Şimdi etrafıma bakıyorum esir ruhları, esir zihinleri gördükçe içim sızlıyor. Hayattan ve kendinden çoktan vazgeçmiş ama bunu bin bir türlü bahaneye maskelemiş, hayatlarından aslında bi' haber ama memnun gibi yaşayıp gidiyorlar. Geçen her dakika ömürlerinden eksilirken onlar her yeni günde biraz daha gömülüyorlar esirliklerine...

Kiminde geçmişin vefa borcu, kiminde maddi imkansızlık, kiminde güvensizlik, kiminde tembellik... Hepsi birer sebep bulmuşlar kendilerine, hepsi önderlerinin onlara gösterdiği yolda yürüyorlar. Hiç ama hiç birinin aklında biraz yana sapma hayali yok. Uçuruma gitmekten asla kurtulamayacak koyun sürüleri gibiler uzaktan bakınca. Ayaklarının biri boşlukta diğeri bir başkasının ayağının altında...

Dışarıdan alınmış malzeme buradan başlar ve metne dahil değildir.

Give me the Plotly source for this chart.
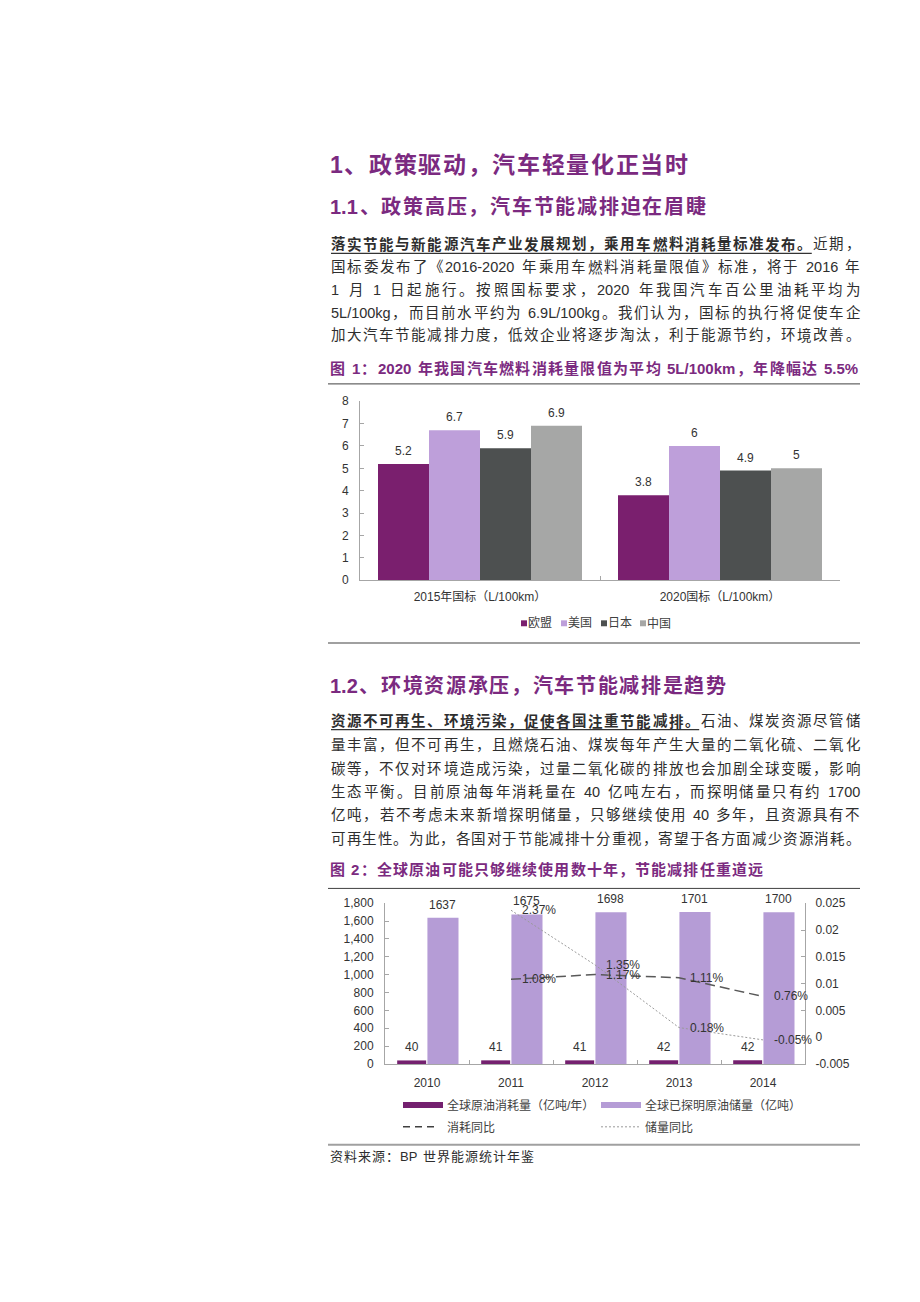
import plotly.graph_objects as go

W, H = 920, 1302


def px(x):
    return x / W


def py(y):
    return 1 - y / H


# ---------------- data ----------------
# Figure 1
cat1 = ["2015年国标（L/100km）", "2020国标（L/100km）"]
regions = ["欧盟", "美国", "日本", "中国"]
eu_vals = [5.2, 3.8]
us_vals = [6.7, 6.0]
jp_vals = [5.9, 4.9]
cn_vals = [6.9, 5.0]
y1_ticks = [0, 1, 2, 3, 4, 5, 6, 7, 8]

# Figure 2
years = ["2010", "2011", "2012", "2013", "2014"]
consumption = [40, 41, 41, 42, 42]
reserves = [1637, 1675, 1698, 1701, 1700]
yoy_years = ["2011", "2012", "2013", "2014"]
cons_yoy = [0.0108, 0.0117, 0.0111, 0.0076]
res_yoy = [0.0237, 0.0135, 0.0018, -0.0005]
left_ticks = [0, 200, 400, 600, 800, 1000, 1200, 1400, 1600, 1800]
right_tickvals = [-0.005, 0, 0.005, 0.01, 0.015, 0.02, 0.025]
right_ticktext = ["-0.005", "0", "0.005", "0.01", "0.015", "0.02", "0.025"]
series2 = ["全球原油消耗量（亿吨/年）", "全球已探明原油储量（亿吨）", "消耗同比", "储量同比"]

# ---------------- styles ----------------
FONT = "Liberation Sans, Arial, Noto Sans CJK SC, sans-serif"
PURPLE = "#7B2A80"
BODY = "#2e2e2e"
TXT = "#333333"
AX = "#A6A6A6"
colors1 = ["#7A1F6E", "#BE9FDA", "#4D5050", "#A6A7A6"]
c_cons = "#74206F"
c_res = "#B59CD6"

annotations = []
shapes = []

W_REG = {'.': 0.278, ',': 0.278, '/': 0.278, '-': 0.333, '%': 0.889, 'L': 0.556,
         'k': 0.5, 'g': 0.556, 'm': 0.833, 'B': 0.667, 'P': 0.667}
W_BOLD = {'.': 0.278, ',': 0.278, '/': 0.278, '-': 0.333, '%': 0.889, 'L': 0.611,
          'k': 0.556, 'g': 0.611, 'm': 0.889, 'B': 0.722, 'P': 0.667}


def tok_width(t, size, bold):
    if t == ' ':
        return 0.278 * size
    if ord(t[0]) >= 0x2E80:
        return size
    tab = W_BOLD if bold else W_REG
    return sum(tab.get(c, 0.556) for c in t) * size


def tokenize(segments):
    toks = []
    for text, bold in segments:
        buf = ''
        for ch in text:
            if ord(ch) >= 0x2E80 or ch == ' ':
                if buf:
                    toks.append((buf, bold))
                    buf = ''
                toks.append((ch, bold))
            else:
                buf += ch
        if buf:
            toks.append((buf, bold))
    return toks


def text_line(segments, x0, x1, yc, size, color):
    toks = tokenize(segments)
    widths = [tok_width(t, size, b) for t, b in toks]
    n = len(toks)
    gap = (x1 - x0 - sum(widths)) / (n - 1) if n > 1 else 0
    x = x0
    bold_end = None
    for (t, b), w in zip(toks, widths):
        if t != ' ':
            annotations.append(dict(
                xref='paper', yref='paper', x=px(x), y=py(yc),
                xanchor='left', yanchor='middle', showarrow=False,
                text=('<b>%s</b>' % t) if b else t,
                font=dict(family=FONT, size=size, color=color),
                borderpad=0, borderwidth=0))
        if b:
            bold_end = x + w
        x += w + gap
    return bold_end


def hline(x0, x1, y, color, width, dash='solid'):
    shapes.append(dict(type='line', xref='paper', yref='paper',
                       x0=px(x0), x1=px(x1), y0=py(y), y1=py(y),
                       line=dict(color=color, width=width, dash=dash)))


def rect(x0, x1, y0, y1, color):
    shapes.append(dict(type='rect', xref='paper', yref='paper',
                       x0=px(x0), x1=px(x1), y0=py(y1), y1=py(y0),
                       fillcolor=color, line=dict(width=0)))


def label(x, y, text, size=12, color=TXT, anchor='left'):
    annotations.append(dict(xref='paper', yref='paper', x=px(x), y=py(y),
                            xanchor=anchor, yanchor='middle', showarrow=False,
                            text=text, font=dict(family=FONT, size=size, color=color),
                            borderpad=0, borderwidth=0))


# ---------------- page text ----------------
L, R = 331, 860
text_line([("1、政策驱动，汽车轻量化正当时", True)], 330, 688, 160, 23, PURPLE)
text_line([("1.1、政策高压，汽车节能减排迫在眉睫", True)], 330, 706, 202, 20, PURPLE)

para1 = [
    [("落实节能与新能源汽车产业发展规划，乘用车燃料消耗量标准发布。", True), ("近期，", False)],
    [("国标委发布了《2016-2020 年乘用车燃料消耗量限值》标准，将于 2016 年", False)],
    [("1 月 1 日起施行。按照国标要求，2020 年我国汽车百公里油耗平均为", False)],
    [("5L/100kg，而目前水平约为 6.9L/100kg。我们认为，国标的执行将促使车企", False)],
    [("加大汽车节能减排力度，低效企业将逐步淘汰，利于能源节约，环境改善。", False)],
]
p1_y = [240, 263, 286, 309, 332]
for segs, yy in zip(para1, p1_y):
    be = text_line(segs, L, R, yy, 14.5, BODY)
    if be:
        hline(L, be, yy + 9, '#333333', 1.2)

text_line([("图 1：2020 年我国汽车燃料消耗量限值为平均 5L/100km，年降幅达 5.5%", True)],
          330, 858, 365, 15, PURPLE)
hline(328, 860, 381, '#404040', 1)
hline(328, 860, 643, '#A0A0A0', 2)

text_line([("1.2、环境资源承压，汽车节能减排是趋势", True)], 330, 726, 686, 20, PURPLE)
para2 = [
    [("资源不可再生、环境污染，促使各国注重节能减排。", True), ("石油、煤炭资源尽管储", False)],
    [("量丰富，但不可再生，且燃烧石油、煤炭每年产生大量的二氧化硫、二氧化", False)],
    [("碳等，不仅对环境造成污染，过量二氧化碳的排放也会加剧全球变暖，影响", False)],
    [("生态平衡。目前原油每年消耗量在 40 亿吨左右，而探明储量只有约 1700", False)],
    [("亿吨，若不考虑未来新增探明储量，只够继续使用 40 多年，且资源具有不", False)],
    [("可再生性。为此，各国对于节能减排十分重视，寄望于各方面减少资源消耗。", False)],
]
p2_y = [722, 746, 770, 794, 817, 841]
for segs, yy in zip(para2, p2_y):
    be = text_line(segs, L, R, yy, 14.5, BODY)
    if be:
        hline(L, be, yy + 8.5, '#333333', 1.2)

text_line([("图 2：全球原油可能只够继续使用数十年，节能减排任重道远", True)],
          330, 763, 872, 15, PURPLE)
hline(328, 860, 891, '#404040', 1)
hline(328, 860, 1150, '#A0A0A0', 2)
text_line([("资料来源：BP 世界能源统计年鉴", False)], 330, 534, 1162, 13, BODY)

# ---------------- figure ----------------
fig = go.Figure()

# Chart 1 bars
vals1 = [eu_vals, us_vals, jp_vals, cn_vals]
bw = 0.2125
cat_px1 = 240.0
for i, (name, vals) in enumerate(zip(regions, vals1)):
    off = -0.425 + i * bw
    fig.add_trace(go.Bar(x=cat1, y=vals, name=name, width=bw, offset=off,
                         marker=dict(color=colors1[i], line=dict(width=0)),
                         xaxis='x', yaxis='y'))
    for ci, v in enumerate(vals):
        annotations.append(dict(xref='x', yref='y', x=ci, y=v,
                                xshift=(off + bw / 2) * cat_px1, yshift=13,
                                xanchor='center', yanchor='middle', showarrow=False,
                                text='%g' % v, font=dict(family=FONT, size=12, color=TXT)))

# Chart 1 legend (manual)
leg_x = [521, 561, 601, 640]
for i, name in enumerate(regions):
    rect(leg_x[i], leg_x[i] + 6, 620, 626, colors1[i])
    label(leg_x[i] + 7, 623, name, 12, '#404040')

# Chart 2 bars
cat_px2 = 84.0
w_c, o_c = 0.345, -0.355
w_r, o_r = 0.37, 0.005
fig.add_trace(go.Bar(x=years, y=consumption, name=series2[0], width=w_c, offset=o_c,
                     marker=dict(color=c_cons, line=dict(width=0)), xaxis='x2', yaxis='y2'))
fig.add_trace(go.Bar(x=years, y=reserves, name=series2[1], width=w_r, offset=o_r,
                     marker=dict(color=c_res, line=dict(width=0)), xaxis='x2', yaxis='y2'))
for yi, v in enumerate(consumption):
    annotations.append(dict(xref='x2', yref='y2', x=yi, y=v,
                            xshift=(o_c + w_c / 2) * cat_px2, yshift=13,
                            xanchor='center', yanchor='middle', showarrow=False,
                            text=str(v), font=dict(family=FONT, size=12, color=TXT)))
for yi, v in enumerate(reserves):
    annotations.append(dict(xref='x2', yref='y2', x=yi, y=v,
                            xshift=(o_r + w_r / 2) * cat_px2, yshift=13,
                            xanchor='center', yanchor='middle', showarrow=False,
                            text=str(v), font=dict(family=FONT, size=12, color=TXT)))

# Chart 2 lines (secondary axis)
fig.add_trace(go.Scatter(x=yoy_years, y=cons_yoy, name=series2[2], mode='lines',
                         line=dict(color='#595959', width=1.5, dash='10px,5px'),
                         xaxis='x2', yaxis='y3'))
fig.add_trace(go.Scatter(x=yoy_years, y=res_yoy, name=series2[3], mode='lines',
                         line=dict(color='#9A9A9A', width=1, dash='2px,2px'),
                         xaxis='x2', yaxis='y3'))
for arr in (cons_yoy, res_yoy):
    for yr, v in zip(yoy_years, arr):
        annotations.append(dict(xref='x2', yref='y3', x=years.index(yr), y=v, xshift=11,
                                xanchor='left', yanchor='middle', showarrow=False,
                                text='%.2f%%' % (v * 100),
                                font=dict(family=FONT, size=12, color=TXT),
                                borderpad=0, borderwidth=0))

# Chart 2 legend (manual)
rect(403, 443, 1107, 1113, c_cons)
label(447, 1110, series2[0], 12, '#404040')
rect(601, 641, 1107, 1113, c_res)
label(645, 1110, series2[1], 12, '#404040')
hline(403, 437, 1132, '#404040', 1.5, '7px,5px')
label(447, 1133, series2[2], 12, '#404040')
hline(601, 641, 1132, '#9A9A9A', 1, '2px,2px')
label(645, 1133, series2[3], 12, '#404040')

axis_common = dict(showline=True, linecolor=AX, linewidth=1, ticks='inside', ticklen=4,
                   tickcolor=AX, showgrid=False, zeroline=False,
                   tickfont=dict(family=FONT, size=12, color=TXT))

fig.update_layout(
    width=W, height=H, margin=dict(l=0, r=0, t=0, b=0),
    paper_bgcolor='white', plot_bgcolor='white', showlegend=False,
    barmode='group',
    font=dict(family=FONT, size=12, color=TXT),
    xaxis=dict(domain=[px(360), px(840)], anchor='y', type='category',
               range=[-0.5, 1.5], autorange=False,
               tickson='boundaries', ticklabelstandoff=5, **axis_common),
    yaxis=dict(domain=[py(579.5), py(398.5)], anchor='x', range=[0, 8], autorange=False,
               tickvals=y1_ticks, ticklabelstandoff=8, **axis_common),
    xaxis2=dict(domain=[px(385), px(805)], anchor='y2', type='category',
                range=[-0.5, 4.5], autorange=False, tickangle=0,
                tickson='boundaries', ticklabelstandoff=8, **axis_common),
    yaxis2=dict(domain=[py(1068.5), py(906)], anchor='x2', range=[0, 1800], autorange=False,
                tickvals=left_ticks, tickformat=',', ticklabelstandoff=8, **axis_common),
    yaxis3=dict(overlaying='y2', side='right', anchor='x2', range=[-0.005, 0.025],
                autorange=False, tickvals=right_tickvals, ticktext=right_ticktext,
                ticklabelstandoff=7, **axis_common),
    annotations=annotations,
    shapes=shapes,
)

fig.write_html("out.html")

Avuçlarının arasından usulca akıtıyorlar hayatlarını. Ben ise bakıyorum ve bir gün diyorum umarım çok geç olmadan bir gün açarsınız ruhunuzun kafesini ardına kadar. 

Fikri özgür olmayan insanlar hayatları boyunca başkalarının hayatını yaşarlar. Onların işini, onların öngördüğü şekilde yaşarlar, onlar kadar sevilir onlar kadar severler, en büyük başarı onun elde ettiği kadar olur, hiç kendi hataları olmaz, kendi başarıları, kendi sevgileri, kendi terk edişleri, kendi geri gelişleri...

Sadece bir gün kendi pişmanlıkları olur hepsi bu ve sanırım sonunda da sadece geç kalmışlıkları... İşte hayatlarında kendilerine ait olabilecek 2 muhteşem (!) duygu... Pişmanlık & Geç Kalmışlık

Gözünüzü kafesin parmaklıklarından uzaklara dikin. Yemyeşil ovaların, sımsıcak güneşin yüzünüze vurduğunu hissedin. Eğer hala o kafeste kalmak istiyorsanız...



Sevgilerimle,

Ruhunuz özgür olmadan ne doğru işi ne de doğru eşi bulmanız imkansız!